§ MATERIAL FOR THIS EXERCISE

——

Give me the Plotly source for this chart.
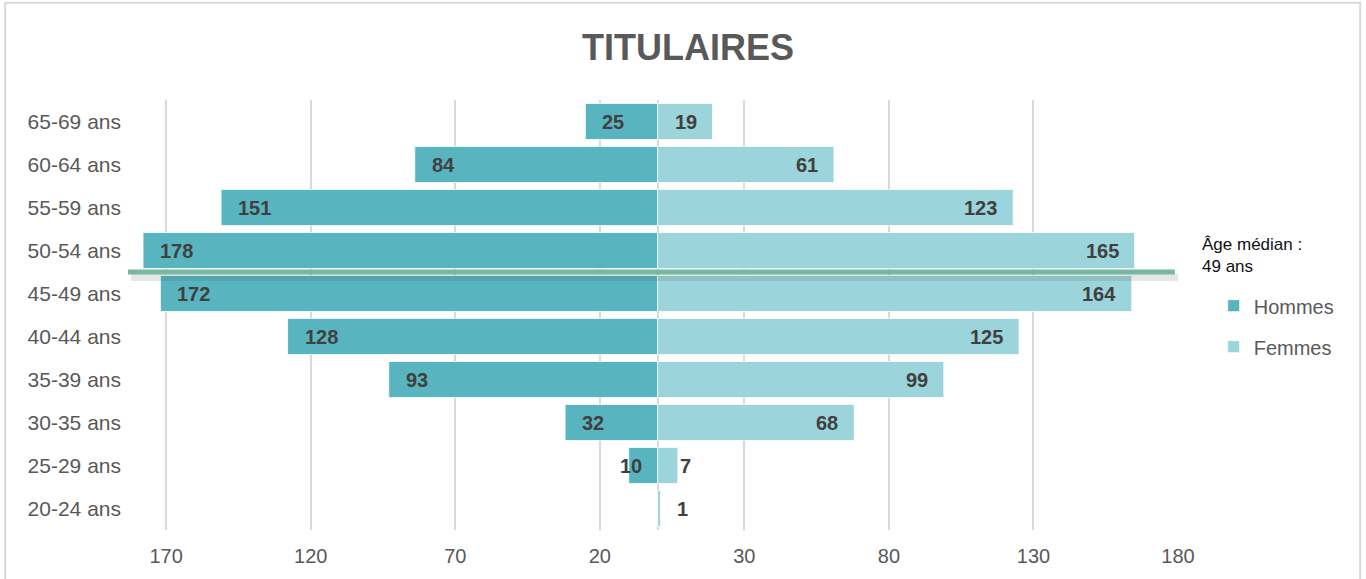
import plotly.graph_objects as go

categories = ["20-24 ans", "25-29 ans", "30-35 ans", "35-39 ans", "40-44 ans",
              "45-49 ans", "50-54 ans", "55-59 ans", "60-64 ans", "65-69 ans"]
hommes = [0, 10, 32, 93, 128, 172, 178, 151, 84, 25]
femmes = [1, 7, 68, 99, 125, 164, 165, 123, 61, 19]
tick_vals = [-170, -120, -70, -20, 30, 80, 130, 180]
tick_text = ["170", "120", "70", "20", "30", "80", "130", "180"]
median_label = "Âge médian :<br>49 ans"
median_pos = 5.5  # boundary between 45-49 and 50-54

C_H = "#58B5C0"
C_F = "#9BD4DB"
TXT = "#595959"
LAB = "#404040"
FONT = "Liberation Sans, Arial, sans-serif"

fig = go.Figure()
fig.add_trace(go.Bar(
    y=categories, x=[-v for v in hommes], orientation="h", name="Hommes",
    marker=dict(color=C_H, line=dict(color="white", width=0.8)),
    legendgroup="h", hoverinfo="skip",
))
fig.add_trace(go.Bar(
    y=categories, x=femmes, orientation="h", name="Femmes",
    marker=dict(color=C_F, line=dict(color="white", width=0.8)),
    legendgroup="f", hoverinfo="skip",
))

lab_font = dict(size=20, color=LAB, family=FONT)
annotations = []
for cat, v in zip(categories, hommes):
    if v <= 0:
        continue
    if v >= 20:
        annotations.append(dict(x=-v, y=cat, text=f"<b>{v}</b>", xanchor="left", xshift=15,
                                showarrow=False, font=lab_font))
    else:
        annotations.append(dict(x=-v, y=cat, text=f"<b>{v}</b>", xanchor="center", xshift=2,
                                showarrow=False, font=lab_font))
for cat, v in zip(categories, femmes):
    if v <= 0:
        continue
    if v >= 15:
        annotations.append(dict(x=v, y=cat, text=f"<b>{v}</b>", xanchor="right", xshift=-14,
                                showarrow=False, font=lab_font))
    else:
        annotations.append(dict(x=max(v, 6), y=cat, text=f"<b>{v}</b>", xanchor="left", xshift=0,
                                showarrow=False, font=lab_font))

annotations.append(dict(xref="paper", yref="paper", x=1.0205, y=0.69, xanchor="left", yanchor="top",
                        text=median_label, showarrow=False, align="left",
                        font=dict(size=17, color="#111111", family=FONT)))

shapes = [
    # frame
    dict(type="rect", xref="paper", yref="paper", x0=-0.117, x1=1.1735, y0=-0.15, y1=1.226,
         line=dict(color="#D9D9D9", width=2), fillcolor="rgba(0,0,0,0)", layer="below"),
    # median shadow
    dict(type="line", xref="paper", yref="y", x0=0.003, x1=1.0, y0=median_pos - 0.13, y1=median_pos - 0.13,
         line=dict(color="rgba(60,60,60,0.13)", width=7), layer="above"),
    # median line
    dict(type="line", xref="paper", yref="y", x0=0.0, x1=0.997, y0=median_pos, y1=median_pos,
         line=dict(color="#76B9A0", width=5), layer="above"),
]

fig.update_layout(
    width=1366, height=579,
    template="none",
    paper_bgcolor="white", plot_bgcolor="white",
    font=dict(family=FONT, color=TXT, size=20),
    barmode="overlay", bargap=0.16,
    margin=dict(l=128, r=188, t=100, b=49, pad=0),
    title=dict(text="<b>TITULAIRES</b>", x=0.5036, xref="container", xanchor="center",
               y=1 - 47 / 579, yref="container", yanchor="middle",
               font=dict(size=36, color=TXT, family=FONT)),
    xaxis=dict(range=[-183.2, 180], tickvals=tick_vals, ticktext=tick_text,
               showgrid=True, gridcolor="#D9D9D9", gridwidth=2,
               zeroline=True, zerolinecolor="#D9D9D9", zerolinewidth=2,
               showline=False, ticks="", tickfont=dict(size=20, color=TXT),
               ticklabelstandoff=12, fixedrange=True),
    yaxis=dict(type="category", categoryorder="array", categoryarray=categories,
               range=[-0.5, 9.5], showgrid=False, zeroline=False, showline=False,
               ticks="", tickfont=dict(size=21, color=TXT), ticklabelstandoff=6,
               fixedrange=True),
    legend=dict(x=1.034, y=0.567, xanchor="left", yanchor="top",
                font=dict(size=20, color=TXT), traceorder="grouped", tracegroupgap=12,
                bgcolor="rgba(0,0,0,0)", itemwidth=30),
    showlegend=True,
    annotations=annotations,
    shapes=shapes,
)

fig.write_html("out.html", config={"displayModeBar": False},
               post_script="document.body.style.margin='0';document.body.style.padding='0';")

——

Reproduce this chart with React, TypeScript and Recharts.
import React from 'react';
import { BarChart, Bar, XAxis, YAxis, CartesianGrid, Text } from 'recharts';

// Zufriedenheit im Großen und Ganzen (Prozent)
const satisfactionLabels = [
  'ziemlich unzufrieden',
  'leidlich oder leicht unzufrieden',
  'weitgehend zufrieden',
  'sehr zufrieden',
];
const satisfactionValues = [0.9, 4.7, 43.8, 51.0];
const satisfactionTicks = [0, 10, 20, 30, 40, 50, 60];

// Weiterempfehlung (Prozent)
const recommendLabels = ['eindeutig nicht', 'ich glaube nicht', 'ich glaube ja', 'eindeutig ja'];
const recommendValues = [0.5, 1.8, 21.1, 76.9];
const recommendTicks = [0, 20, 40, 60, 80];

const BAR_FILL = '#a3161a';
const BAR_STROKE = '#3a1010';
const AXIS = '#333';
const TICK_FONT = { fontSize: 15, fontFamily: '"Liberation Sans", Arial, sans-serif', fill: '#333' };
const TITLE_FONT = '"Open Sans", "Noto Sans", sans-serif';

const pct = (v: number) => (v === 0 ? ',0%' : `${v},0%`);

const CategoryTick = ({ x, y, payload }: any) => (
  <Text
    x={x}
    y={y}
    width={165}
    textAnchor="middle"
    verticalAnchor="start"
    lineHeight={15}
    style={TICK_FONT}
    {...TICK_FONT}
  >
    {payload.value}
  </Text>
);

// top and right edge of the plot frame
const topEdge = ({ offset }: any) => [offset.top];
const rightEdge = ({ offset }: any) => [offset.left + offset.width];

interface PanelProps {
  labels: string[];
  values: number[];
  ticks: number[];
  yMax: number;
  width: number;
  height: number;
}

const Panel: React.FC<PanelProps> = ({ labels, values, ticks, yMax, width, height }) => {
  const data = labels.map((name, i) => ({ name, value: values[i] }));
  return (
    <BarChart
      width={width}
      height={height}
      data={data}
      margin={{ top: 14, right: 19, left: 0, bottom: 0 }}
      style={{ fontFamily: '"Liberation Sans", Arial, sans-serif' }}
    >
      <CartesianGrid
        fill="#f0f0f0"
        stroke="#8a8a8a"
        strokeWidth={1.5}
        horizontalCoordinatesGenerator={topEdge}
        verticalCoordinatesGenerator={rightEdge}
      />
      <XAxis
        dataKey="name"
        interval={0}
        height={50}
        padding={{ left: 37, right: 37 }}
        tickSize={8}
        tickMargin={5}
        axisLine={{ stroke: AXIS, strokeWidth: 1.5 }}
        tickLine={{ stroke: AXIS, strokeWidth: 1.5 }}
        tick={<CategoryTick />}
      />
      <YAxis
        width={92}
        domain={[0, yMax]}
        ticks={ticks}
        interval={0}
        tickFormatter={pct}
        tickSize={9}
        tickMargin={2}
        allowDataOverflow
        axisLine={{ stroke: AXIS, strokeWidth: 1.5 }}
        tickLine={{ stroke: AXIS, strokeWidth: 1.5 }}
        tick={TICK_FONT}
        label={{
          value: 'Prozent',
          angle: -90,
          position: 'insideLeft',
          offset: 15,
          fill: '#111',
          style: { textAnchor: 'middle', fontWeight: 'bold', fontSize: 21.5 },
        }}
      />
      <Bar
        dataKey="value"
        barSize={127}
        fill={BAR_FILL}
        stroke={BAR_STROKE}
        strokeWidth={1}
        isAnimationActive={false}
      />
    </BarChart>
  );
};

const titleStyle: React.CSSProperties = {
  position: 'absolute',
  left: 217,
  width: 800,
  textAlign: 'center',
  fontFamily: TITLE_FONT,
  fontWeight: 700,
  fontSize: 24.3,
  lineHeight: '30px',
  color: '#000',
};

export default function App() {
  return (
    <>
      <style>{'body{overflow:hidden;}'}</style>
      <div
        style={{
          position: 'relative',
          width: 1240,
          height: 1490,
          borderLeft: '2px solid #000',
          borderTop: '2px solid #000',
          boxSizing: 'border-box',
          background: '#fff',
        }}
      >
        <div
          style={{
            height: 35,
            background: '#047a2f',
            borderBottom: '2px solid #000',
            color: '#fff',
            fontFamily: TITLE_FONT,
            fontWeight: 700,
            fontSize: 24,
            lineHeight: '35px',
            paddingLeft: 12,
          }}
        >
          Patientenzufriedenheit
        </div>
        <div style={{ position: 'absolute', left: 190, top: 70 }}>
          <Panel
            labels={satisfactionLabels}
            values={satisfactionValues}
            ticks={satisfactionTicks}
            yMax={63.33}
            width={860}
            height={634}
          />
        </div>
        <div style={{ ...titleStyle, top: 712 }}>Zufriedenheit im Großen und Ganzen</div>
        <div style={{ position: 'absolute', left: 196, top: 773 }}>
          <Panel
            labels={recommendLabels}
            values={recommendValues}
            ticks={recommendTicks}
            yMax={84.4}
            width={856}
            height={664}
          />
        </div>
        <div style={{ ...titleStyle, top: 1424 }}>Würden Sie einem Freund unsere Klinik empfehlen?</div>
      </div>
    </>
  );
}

——

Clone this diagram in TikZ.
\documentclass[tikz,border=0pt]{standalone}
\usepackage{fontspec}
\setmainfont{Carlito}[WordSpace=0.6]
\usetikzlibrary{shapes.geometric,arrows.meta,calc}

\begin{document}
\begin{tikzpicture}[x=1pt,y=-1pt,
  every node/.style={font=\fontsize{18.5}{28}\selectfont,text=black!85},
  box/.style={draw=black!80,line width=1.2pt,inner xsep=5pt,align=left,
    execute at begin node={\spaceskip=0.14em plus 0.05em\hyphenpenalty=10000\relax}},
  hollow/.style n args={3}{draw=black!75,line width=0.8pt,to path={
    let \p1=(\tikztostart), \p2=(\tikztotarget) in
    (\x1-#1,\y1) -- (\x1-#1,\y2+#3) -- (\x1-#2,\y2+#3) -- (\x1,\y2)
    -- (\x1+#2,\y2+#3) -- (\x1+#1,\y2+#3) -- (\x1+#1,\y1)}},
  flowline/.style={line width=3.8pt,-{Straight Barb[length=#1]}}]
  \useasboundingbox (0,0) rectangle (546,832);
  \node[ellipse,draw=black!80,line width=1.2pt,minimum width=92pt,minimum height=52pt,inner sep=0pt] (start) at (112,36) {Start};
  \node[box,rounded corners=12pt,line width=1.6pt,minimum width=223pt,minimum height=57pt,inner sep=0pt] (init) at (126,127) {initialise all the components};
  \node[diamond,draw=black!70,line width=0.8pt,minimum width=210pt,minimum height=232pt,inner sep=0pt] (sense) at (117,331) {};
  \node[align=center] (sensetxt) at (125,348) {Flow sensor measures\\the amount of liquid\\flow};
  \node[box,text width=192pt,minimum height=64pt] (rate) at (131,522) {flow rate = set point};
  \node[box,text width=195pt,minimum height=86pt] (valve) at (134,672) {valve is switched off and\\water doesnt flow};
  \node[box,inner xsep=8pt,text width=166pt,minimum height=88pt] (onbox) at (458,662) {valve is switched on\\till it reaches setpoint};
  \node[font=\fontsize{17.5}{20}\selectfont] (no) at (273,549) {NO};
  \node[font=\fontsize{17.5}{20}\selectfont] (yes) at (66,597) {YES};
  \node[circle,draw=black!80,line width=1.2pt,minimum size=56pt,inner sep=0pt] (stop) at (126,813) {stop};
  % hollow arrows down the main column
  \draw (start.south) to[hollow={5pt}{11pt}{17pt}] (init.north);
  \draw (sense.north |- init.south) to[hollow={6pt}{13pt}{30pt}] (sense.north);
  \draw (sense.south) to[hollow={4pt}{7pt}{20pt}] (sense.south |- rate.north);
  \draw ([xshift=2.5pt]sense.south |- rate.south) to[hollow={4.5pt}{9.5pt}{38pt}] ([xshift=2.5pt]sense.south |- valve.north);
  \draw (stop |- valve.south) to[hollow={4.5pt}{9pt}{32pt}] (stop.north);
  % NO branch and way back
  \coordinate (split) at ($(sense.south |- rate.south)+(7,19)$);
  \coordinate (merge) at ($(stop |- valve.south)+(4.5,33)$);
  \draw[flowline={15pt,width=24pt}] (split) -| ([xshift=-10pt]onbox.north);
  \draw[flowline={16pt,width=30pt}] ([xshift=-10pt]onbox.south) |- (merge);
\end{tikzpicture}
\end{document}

——

§ TASK BRIEF
Your task is to transcribe exactly the lines starting at the line that contains "Give me the Plotly source for this chart." and ending at the line that contains "import plotly.graph_objects as go", both included. Leave out the pictures.

§ ANSWER TO THE PROBLEM
Give me the Plotly source for this chart.
import plotly.graph_objects as go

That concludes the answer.